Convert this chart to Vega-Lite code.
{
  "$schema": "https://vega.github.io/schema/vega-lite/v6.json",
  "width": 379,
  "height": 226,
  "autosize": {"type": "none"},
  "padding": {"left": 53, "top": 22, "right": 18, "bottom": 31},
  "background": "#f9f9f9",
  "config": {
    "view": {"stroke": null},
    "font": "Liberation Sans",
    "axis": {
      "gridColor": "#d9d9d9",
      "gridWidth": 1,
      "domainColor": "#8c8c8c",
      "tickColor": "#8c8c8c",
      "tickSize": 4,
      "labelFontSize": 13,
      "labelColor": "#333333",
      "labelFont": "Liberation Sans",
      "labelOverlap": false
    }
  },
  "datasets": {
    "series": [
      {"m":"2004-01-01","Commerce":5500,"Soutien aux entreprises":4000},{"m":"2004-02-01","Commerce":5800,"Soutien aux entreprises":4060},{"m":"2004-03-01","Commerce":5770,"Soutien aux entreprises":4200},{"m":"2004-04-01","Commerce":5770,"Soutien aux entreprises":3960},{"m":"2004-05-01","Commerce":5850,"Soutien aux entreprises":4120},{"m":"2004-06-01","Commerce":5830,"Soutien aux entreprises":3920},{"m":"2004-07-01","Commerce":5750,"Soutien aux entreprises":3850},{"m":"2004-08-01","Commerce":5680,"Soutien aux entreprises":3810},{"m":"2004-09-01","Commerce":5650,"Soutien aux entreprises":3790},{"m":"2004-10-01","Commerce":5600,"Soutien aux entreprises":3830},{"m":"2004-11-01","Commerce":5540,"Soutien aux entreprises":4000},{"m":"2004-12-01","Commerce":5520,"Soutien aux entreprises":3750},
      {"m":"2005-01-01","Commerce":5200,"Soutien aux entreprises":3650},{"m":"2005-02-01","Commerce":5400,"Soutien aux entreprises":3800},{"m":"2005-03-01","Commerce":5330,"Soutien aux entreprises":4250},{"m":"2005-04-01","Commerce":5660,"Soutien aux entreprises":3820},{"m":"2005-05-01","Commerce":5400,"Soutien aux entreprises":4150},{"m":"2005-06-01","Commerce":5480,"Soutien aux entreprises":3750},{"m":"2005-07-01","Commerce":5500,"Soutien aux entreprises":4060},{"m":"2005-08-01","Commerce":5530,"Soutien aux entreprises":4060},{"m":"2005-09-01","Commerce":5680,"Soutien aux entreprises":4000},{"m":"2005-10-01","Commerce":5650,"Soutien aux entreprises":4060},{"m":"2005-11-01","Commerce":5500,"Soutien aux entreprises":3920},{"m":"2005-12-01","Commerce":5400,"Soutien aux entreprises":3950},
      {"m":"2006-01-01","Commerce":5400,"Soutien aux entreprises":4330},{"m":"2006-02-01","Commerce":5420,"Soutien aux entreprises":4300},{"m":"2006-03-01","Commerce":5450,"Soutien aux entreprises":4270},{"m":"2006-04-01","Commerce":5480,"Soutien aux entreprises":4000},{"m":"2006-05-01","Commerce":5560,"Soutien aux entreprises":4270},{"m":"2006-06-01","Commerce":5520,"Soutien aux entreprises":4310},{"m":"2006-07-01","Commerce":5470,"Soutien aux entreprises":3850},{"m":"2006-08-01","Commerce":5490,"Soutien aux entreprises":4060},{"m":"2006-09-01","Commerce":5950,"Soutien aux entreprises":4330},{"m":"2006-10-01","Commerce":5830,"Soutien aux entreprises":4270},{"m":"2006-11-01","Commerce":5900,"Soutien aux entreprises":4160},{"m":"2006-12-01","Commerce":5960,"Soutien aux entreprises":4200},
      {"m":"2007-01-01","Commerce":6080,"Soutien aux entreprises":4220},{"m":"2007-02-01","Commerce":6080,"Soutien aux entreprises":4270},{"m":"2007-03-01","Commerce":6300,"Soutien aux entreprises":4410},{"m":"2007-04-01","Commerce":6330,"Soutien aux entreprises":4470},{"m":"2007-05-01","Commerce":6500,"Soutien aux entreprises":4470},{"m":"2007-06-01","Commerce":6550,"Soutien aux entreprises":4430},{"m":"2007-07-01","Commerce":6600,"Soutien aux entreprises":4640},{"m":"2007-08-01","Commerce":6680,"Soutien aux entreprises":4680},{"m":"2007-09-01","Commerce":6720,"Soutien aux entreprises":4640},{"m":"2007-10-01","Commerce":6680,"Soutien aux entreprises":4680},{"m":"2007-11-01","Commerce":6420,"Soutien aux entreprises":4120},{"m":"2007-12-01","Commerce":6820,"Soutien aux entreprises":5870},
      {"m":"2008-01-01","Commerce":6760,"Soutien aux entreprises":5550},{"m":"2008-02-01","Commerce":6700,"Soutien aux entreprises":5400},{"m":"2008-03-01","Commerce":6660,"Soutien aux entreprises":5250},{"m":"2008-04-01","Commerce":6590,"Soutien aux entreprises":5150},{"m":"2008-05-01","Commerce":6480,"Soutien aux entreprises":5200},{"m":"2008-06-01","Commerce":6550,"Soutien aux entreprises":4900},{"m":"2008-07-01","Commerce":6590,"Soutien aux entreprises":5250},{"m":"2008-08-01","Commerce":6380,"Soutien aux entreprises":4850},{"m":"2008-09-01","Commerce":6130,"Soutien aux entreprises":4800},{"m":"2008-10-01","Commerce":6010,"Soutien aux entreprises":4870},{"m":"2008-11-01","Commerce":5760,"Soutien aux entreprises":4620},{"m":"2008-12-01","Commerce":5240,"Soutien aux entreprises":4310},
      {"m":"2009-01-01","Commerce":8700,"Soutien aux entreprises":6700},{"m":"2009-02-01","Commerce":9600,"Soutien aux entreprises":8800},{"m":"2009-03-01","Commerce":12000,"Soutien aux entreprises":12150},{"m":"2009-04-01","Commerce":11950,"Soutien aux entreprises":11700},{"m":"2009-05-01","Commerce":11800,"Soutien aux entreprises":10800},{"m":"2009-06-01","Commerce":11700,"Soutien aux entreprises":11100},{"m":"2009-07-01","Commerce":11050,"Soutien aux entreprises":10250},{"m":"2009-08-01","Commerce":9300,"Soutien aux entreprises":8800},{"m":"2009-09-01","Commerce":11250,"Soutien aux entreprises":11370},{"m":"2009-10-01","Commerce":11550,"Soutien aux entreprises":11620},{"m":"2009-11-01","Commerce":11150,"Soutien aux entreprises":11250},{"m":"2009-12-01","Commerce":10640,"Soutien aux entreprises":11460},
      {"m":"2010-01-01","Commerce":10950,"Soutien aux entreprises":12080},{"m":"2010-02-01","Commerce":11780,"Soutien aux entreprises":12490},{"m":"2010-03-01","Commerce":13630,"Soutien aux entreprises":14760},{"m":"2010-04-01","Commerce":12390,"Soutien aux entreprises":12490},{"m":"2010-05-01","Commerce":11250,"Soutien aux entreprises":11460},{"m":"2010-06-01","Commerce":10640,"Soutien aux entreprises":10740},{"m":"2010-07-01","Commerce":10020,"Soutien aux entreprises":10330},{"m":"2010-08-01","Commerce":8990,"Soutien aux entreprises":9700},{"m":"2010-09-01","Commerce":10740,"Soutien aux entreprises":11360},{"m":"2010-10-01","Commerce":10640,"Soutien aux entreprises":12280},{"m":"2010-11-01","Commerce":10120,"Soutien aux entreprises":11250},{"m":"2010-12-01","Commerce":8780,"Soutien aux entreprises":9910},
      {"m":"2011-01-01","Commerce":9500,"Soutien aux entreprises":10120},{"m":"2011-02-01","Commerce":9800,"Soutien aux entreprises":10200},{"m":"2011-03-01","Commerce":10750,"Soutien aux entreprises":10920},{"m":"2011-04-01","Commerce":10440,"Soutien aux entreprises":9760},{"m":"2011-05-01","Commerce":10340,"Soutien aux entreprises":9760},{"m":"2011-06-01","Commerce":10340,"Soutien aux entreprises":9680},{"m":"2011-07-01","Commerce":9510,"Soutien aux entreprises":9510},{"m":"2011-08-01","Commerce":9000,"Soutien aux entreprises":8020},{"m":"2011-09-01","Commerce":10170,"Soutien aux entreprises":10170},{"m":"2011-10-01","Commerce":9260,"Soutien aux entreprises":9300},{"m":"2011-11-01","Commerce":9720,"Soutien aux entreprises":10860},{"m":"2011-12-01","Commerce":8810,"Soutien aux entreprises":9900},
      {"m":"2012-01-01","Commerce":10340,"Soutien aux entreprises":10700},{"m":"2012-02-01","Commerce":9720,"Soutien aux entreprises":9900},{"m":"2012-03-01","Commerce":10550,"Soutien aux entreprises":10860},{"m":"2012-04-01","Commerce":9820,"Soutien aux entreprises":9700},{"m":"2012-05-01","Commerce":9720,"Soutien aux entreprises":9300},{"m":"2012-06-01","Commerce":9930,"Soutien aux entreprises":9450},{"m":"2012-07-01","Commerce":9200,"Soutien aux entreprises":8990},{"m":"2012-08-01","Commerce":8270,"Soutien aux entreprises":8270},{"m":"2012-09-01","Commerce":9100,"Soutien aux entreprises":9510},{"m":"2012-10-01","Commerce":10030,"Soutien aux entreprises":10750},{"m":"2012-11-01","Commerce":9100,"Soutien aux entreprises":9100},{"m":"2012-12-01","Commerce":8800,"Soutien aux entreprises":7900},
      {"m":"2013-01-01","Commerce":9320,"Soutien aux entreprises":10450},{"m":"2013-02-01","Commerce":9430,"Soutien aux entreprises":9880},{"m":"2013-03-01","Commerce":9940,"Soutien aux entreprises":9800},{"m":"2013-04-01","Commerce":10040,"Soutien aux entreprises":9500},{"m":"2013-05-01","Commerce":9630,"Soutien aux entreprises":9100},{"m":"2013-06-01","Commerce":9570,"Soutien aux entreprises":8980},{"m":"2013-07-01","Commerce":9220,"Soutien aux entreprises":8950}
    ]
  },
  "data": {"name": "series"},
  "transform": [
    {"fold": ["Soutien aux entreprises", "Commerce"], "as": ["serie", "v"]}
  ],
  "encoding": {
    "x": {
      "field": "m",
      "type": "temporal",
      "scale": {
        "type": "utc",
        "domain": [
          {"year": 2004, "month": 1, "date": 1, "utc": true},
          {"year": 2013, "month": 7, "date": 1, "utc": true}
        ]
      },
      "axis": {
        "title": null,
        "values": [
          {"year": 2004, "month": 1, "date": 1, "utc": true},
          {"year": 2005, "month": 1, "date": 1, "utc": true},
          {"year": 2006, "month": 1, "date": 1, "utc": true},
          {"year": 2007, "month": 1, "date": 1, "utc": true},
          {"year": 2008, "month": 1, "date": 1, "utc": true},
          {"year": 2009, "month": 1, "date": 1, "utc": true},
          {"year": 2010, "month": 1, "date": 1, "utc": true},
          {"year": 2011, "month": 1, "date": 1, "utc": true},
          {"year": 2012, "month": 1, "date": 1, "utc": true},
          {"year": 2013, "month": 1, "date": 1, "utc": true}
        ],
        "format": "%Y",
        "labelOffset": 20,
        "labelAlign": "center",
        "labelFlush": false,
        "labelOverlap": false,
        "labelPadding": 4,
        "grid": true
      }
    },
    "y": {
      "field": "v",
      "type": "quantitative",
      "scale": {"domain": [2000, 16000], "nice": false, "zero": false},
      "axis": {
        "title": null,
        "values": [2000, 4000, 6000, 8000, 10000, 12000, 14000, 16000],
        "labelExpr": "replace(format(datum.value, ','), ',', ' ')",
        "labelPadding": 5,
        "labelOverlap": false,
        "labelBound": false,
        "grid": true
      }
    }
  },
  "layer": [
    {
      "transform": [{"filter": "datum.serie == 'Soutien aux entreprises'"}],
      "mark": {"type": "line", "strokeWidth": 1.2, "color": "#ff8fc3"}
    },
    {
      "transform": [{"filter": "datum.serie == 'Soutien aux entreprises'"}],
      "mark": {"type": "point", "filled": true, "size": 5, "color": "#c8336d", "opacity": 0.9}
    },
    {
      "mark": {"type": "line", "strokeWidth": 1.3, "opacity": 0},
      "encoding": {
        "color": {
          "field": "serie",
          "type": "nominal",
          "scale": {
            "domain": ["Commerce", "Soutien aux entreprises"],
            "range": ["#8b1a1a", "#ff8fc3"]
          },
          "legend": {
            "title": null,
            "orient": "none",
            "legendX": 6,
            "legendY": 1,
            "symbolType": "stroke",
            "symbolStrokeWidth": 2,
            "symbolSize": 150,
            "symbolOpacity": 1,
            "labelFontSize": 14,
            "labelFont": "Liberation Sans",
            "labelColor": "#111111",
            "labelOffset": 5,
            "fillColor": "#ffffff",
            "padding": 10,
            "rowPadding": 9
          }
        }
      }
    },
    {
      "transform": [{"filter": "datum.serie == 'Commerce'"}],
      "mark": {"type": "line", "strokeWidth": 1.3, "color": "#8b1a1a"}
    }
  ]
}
--
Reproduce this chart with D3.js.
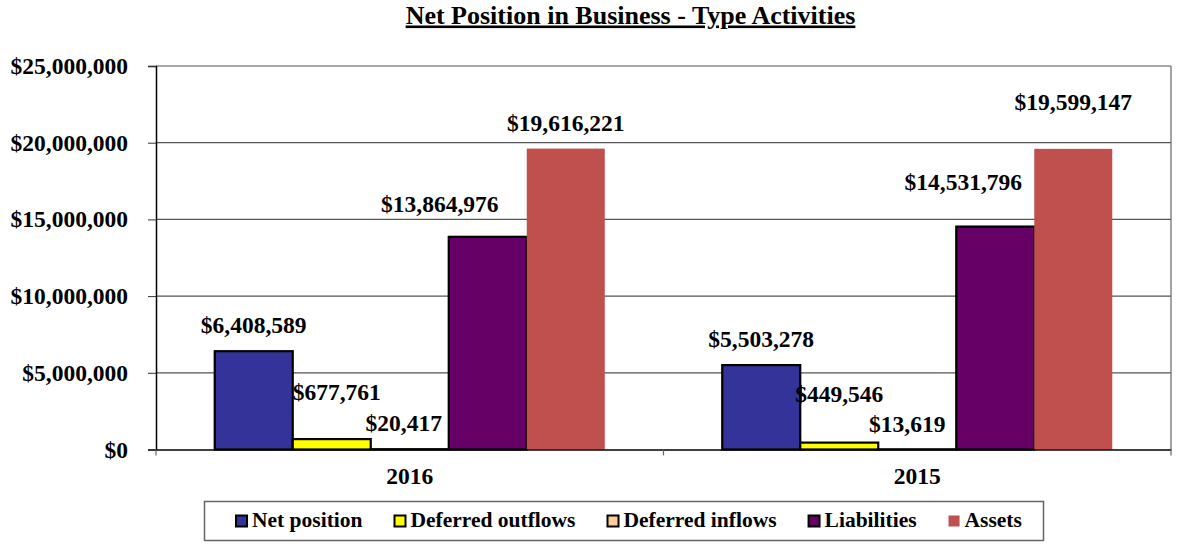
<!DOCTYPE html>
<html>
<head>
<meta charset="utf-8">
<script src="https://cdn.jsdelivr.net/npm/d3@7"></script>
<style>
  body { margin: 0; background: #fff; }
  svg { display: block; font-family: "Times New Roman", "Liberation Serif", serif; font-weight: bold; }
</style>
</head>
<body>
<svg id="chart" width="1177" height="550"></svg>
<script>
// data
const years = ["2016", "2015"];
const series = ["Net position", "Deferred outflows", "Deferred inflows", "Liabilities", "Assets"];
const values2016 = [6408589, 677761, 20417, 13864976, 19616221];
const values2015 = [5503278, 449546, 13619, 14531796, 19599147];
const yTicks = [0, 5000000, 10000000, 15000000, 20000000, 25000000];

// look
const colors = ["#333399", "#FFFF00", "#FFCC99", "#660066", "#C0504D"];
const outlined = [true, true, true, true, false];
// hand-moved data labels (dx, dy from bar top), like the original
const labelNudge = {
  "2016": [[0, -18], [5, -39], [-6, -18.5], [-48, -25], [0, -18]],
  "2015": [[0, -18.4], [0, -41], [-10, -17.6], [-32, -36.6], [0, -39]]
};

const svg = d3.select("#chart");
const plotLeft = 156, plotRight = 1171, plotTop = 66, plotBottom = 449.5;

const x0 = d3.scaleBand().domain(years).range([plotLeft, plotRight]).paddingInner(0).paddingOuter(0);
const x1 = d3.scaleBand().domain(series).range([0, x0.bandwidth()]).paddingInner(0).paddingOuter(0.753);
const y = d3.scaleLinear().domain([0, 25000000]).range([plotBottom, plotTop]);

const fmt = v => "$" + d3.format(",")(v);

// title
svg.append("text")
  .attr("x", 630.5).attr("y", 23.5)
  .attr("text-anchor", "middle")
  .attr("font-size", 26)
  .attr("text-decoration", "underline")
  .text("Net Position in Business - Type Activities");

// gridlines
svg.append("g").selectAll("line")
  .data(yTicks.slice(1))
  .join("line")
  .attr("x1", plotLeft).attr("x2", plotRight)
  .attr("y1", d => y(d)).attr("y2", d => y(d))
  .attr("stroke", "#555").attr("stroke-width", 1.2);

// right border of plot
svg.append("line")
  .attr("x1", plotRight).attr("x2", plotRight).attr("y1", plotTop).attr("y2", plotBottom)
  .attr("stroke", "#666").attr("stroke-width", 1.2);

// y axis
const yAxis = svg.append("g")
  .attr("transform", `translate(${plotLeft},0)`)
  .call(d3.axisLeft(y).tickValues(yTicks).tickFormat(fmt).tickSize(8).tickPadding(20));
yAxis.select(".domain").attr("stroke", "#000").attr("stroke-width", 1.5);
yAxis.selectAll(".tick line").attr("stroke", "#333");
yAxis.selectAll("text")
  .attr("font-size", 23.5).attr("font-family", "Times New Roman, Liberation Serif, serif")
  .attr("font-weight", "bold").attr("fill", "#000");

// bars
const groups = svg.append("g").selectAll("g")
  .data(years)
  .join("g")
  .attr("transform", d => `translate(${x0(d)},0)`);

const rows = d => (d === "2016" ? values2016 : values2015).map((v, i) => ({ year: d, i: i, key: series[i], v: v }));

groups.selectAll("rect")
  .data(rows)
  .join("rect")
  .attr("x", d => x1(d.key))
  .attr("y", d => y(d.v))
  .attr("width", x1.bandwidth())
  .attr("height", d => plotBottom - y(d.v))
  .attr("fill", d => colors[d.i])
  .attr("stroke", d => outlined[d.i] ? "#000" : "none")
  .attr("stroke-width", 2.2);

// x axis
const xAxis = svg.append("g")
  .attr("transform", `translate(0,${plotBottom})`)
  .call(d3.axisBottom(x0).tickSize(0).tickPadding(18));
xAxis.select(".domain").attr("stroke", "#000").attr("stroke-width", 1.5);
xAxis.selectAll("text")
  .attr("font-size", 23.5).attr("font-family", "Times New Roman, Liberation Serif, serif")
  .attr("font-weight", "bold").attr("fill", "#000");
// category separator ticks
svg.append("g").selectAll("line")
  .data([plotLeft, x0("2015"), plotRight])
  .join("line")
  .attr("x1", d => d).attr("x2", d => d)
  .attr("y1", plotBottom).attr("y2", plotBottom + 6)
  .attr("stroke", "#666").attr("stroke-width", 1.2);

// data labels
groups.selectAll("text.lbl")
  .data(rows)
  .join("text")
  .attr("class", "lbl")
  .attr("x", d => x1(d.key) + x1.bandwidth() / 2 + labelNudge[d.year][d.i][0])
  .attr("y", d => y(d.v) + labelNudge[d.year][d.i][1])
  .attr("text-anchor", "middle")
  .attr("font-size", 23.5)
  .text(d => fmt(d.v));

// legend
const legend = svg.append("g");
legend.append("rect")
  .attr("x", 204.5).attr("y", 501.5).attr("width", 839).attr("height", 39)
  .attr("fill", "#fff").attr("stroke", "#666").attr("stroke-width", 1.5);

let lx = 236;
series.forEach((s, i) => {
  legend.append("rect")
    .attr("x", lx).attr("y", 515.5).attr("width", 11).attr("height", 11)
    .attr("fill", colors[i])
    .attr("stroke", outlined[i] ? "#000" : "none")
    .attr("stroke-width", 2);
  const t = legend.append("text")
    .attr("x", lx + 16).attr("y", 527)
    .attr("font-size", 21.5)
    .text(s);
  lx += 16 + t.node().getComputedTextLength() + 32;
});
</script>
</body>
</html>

* [WHAT IS EXPECTED] What is the number of lines in the records that contain the word "chart"? Answer with the number and nothing else.

* [FINAL ANSWER] 4